Si comprende che papa Francesco, nella Laudato Sì, abbia indicato in Bartolomeo un maestro del rapporto tra fede e creato: Bartolomeo per primo ha connesso il tema ecologico al tema del peccato, ha stabilito la connessione tra fede e scienza per la salvaguardia della natura, ha consacrato il 1° settembre a giornata di preghiera per il creato. Può sembrare strano che un patriarca si dedichi tanto a campagne per l’ambiente. Ma Bartolomeo è un uomo di visione, non il conservatore di un museo. Sa che se ci si chiude a difesa del-l’esistente, la causa è già perduta. Così Bartolomeo non si è perduto nella difesa delle sue posizioni strategiche a Istanbul e dintorni, nella sindrome dell’estinzione della sua comunità, ma ha allargato gli orizzonti a tutti i continenti e ai grandi problemi dell’umanità, con sensibilità interconfessionale e interreligiosa, non senza comprensione dei fenomeni della globalizzazione.

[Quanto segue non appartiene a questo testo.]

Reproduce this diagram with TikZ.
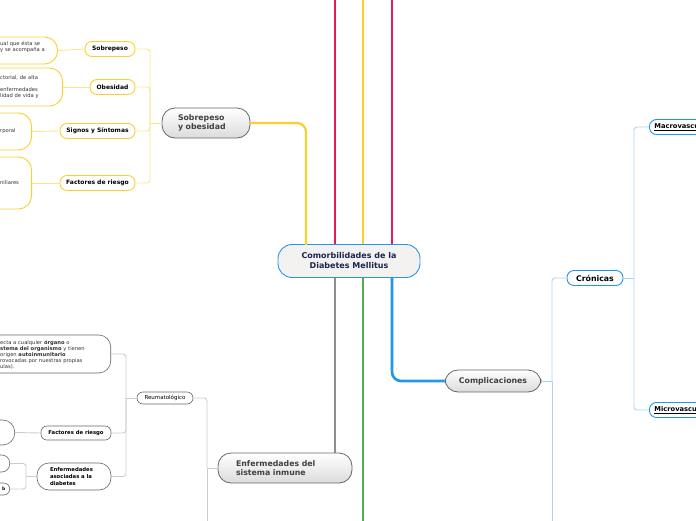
\documentclass[tikz,border=0pt]{standalone}
\usepackage{fontspec}
\setmainfont{DejaVu Sans}

\definecolor{yellowC}{HTML}{F9D030}
\definecolor{yellowL}{HTML}{FCE590}
\definecolor{pinkC}{HTML}{E6195E}
\definecolor{blueC}{HTML}{2196EC}
\definecolor{blueL}{HTML}{A9D5F5}
\definecolor{grayC}{HTML}{8E8E8E}
\definecolor{grayL}{HTML}{CCCCCC}
\definecolor{greenC}{HTML}{4CAF50}
\definecolor{navy}{HTML}{1B2550}
\definecolor{mainfill}{HTML}{F4F1F1}

\tikzset{
  mainnode/.style={draw=blueC, fill=mainfill, line width=0.9pt, rounded corners=14pt,
    minimum width=142pt, minimum height=33pt, inner sep=0pt, align=center, text=navy,
    font=\bfseries\fontsize{8}{10}\selectfont},
  topicnode/.style={draw=black!60, top color=white, bottom color=black!14, line width=0.8pt,
    rounded corners=13pt, inner sep=0pt, align=left, text=black!75,
    font=\bfseries\fontsize{7.8}{9}\selectfont},
  ysub/.style={draw=yellowC, fill=white, line width=0.9pt, rounded corners=7pt,
    minimum height=15pt, inner sep=0pt, font=\bfseries\fontsize{6}{7}\selectfont},
  ybox/.style={draw=yellowC, fill=white, line width=0.9pt, rounded corners=13pt, inner sep=0pt},
  boxtext/.style={anchor=west, inner sep=0pt, text width=140pt, align=left, text=black!80,
    font=\fontsize{5.2}{6}\selectfont},
  gsub/.style={draw=black!60, fill=white, line width=0.6pt, rounded corners=6pt,
    inner sep=0pt, font=\bfseries\fontsize{5.3}{7}\selectfont},
  gbox/.style={draw=black!60, fill=white, line width=0.6pt, rounded corners=12pt, inner sep=0pt},
  bsub/.style={draw=blueC, fill=white, line width=0.9pt, rounded corners=7pt,
    minimum height=15pt, inner sep=0pt, font=\bfseries\fontsize{7.8}{9}\selectfont},
  ylink/.style={draw=yellowL, line width=0.9pt, rounded corners=3pt},
  glink/.style={draw=grayL, line width=0.9pt, rounded corners=3pt},
  blink/.style={draw=blueL, line width=0.9pt, rounded corners=3pt},
  branch/.style={line width=2.6pt, rounded corners=9pt},
}

\begin{document}
\begin{tikzpicture}[x=1pt,y=-1pt]
\useasboundingbox (0,0) rectangle (696,520);
\clip (0,0) rectangle (696,520);

% central topic and main branches
\node[mainnode] (main) at (349,261) {Comorbilidades de la\\Diabetes Mellitus};
\coordinate (up1) at (335,-5);
\coordinate (up2) at (363,-5);
\coordinate (up3) at (392,-5);
\coordinate (down2) at (363,525);
\draw[branch, pinkC] (main.north -| up1) -- (up1);
\draw[branch, yellowC] (main.north -| up2) -- (up2);
\draw[branch, pinkC] (main.north -| up3) -- (up3);
\draw[branch, greenC] (main.south -| down2) -- (down2);

% Sobrepeso y obesidad
\node[topicnode, minimum width=88pt, minimum height=30pt, text width=56pt] (syo) at (206,123) {Sobrepeso\\y obesidad};
\coordinate (ytop) at (306,245);
\draw[branch, yellowC, line width=2.2pt] (syo.east) -| (ytop);

\node[ysub, minimum width=50pt] (sobre) at (110,49) {Sobrepeso};
\node[ysub, minimum width=45pt] (obes) at (112.5,87) {Obesidad};
\node[ysub, minimum width=75pt] (signos) at (97.5,131) {Signos y Síntomas};
\node[ysub, minimum width=75pt] (factY) at (97.5,183) {Factores de riesgo};

\coordinate (yj) at (150,123);
\draw[ylink] (syo.west) -- (yj);
\draw[ylink] (yj) |- (sobre.east);
\draw[ylink] (yj) |- (obes.east);
\draw[ylink] (yj) |- (signos.east);
\draw[ylink] (yj) |- (factY.east);

\node[ybox, anchor=east, minimum width=100pt, minimum height=27pt] (sobreBox) at (58,50.5) {};
\node[ybox, anchor=east, minimum width=100pt, minimum height=38pt] (obesBox) at (63,87) {};
\node[ybox, anchor=east, minimum width=80pt, minimum height=37pt] (signosBox) at (32,131.5) {};
\node[ybox, anchor=east, minimum width=80pt, minimum height=52pt] (factYBox) at (32,183) {};
\node[boxtext] (sobreTxt) at (0,47) {ual que ésta se\\y se acompaña a};
\node[boxtext] (obesTxt) at (0,87) {ctorial, de alta\\[6pt]enfermedades\\lidad de vida y};
\node[boxtext] (signosTxt) at (0,131) {rporal};
\node[boxtext] (factYTxt) at (0,183) {niliares};
\draw[ylink] (sobre.west) -- (sobreBox.east);
\draw[ylink] (obes.west) -- (obesBox.east);
\draw[ylink] (signos.west) -- (signosBox.east);
\draw[ylink] (factY.west) -- (factYBox.east);

% Enfermedades del sistema inmune
\node[topicnode, minimum width=134pt, minimum height=30pt, text width=98pt] (inm) at (285,468) {Enfermedades del\\sistema inmune};
\draw[branch, grayC] (main.south -| up1) -- (inm.north -| up1);

\node[gsub, font=\fontsize{5.5}{7}\selectfont, minimum width=56pt, minimum height=12pt] (reuma) at (165,398) {Reumatológico};
\coordinate (gj) at (207,468);
\coordinate (gdown) at (207,525);
\draw[glink] (inm.west) -- (gj);
\draw[glink] (gj) |- (reuma.east);
\draw[glink] (gj) -- (gdown);

\node[gbox, anchor=east, minimum width=150pt, minimum height=38pt] (autoBox) at (111,354) {};
\node[boxtext] (autoTxt) at (0,355) {ecta a cualquier \textbf{órgano} o\\\textbf{stema del organismo} y tienen\\origen \textbf{autoinmunitario}\\rovocadas por nuestras propias\\ulas).};
\node[gsub, minimum width=70pt, minimum height=14pt] (factI) at (76,433) {Factores de riesgo};
\node[gsub, minimum width=74pt, minimum height=27pt, text width=48pt, align=left, rounded corners=12pt] (enfas) at (74,476.5) {Enfermedades\\asociadas a la\\diabetes};

\coordinate (rj) at (126,398);
\draw[glink] (reuma.west) -- (rj);
\draw[glink] (rj) |- (autoBox.east);
\draw[glink] (rj) |- (factI.east);
\draw[glink] (rj) |- (enfas.east);

\node[gbox, anchor=east, minimum width=60pt, minimum height=25pt] (factIBox) at (15,432.5) {};
\draw[glink] (factI.west) -- (factIBox.east);

\node[gbox, anchor=east, minimum width=50pt, minimum height=17pt, rounded corners=8pt] (enfasA) at (10,463.5) {};
\node[gsub, anchor=east, minimum width=50pt, minimum height=12pt, font=\bfseries\fontsize{4.5}{5}\selectfont] (enfasB) at (10,489) {\hspace*{38pt}b};
\coordinate (ej) at (26,476.5);
\draw[glink] (enfas.west) -- (ej);
\draw[glink] (ej) |- (enfasA.east);
\draw[glink] (ej) |- (enfasB.east);

% Complicaciones
\node[topicnode, minimum width=96pt, minimum height=22pt, align=center] (compl) at (493,381) {Complicaciones};
\draw[branch, blueC] (main.south -| up3) |- (compl.west);

\node[bsub, minimum width=56pt] (cron) at (595,278) {Crónicas};
\coordinate (cj) at (552,381);
\coordinate (cdown) at (552,525);
\draw[blink] (compl.east) -- (cj);
\draw[blink] (cj) |- (cron.west);
\draw[blink] (cj) -- (cdown);

\node[bsub, anchor=west, minimum width=100pt, text width=90pt, align=left, font=\bfseries\fontsize{6.7}{8}\selectfont] (macro) at (649,127) {\underline{Macrovasculares}};
\node[bsub, anchor=west, minimum width=100pt, text width=90pt, align=left, font=\bfseries\fontsize{6.7}{8}\selectfont] (micro) at (649,410) {\underline{Microvasculares}};
\coordinate (kj) at (634,278);
\draw[blink] (cron.east) -- (kj);
\draw[blink] (kj) |- (macro.west);
\draw[blink] (kj) |- (micro.west);
\end{tikzpicture}
\end{document}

È stata una pacifica controffensiva culturale che ha arrestato la decadenza, tra l’altro procurandogli maggiore rispetto dalle autorità turche. Bartolomeo non ha visto il mondo con gli occhiali della sventura, denunciando secolarizzazione e paganesimo, ma lo ha guardato in maniera positiva e creativa, cercando la collaborazione di tutte le persone di buona volontà per la salvaguardia del creato, per l’unità della famiglia umana, per la giustizia tra i popoli.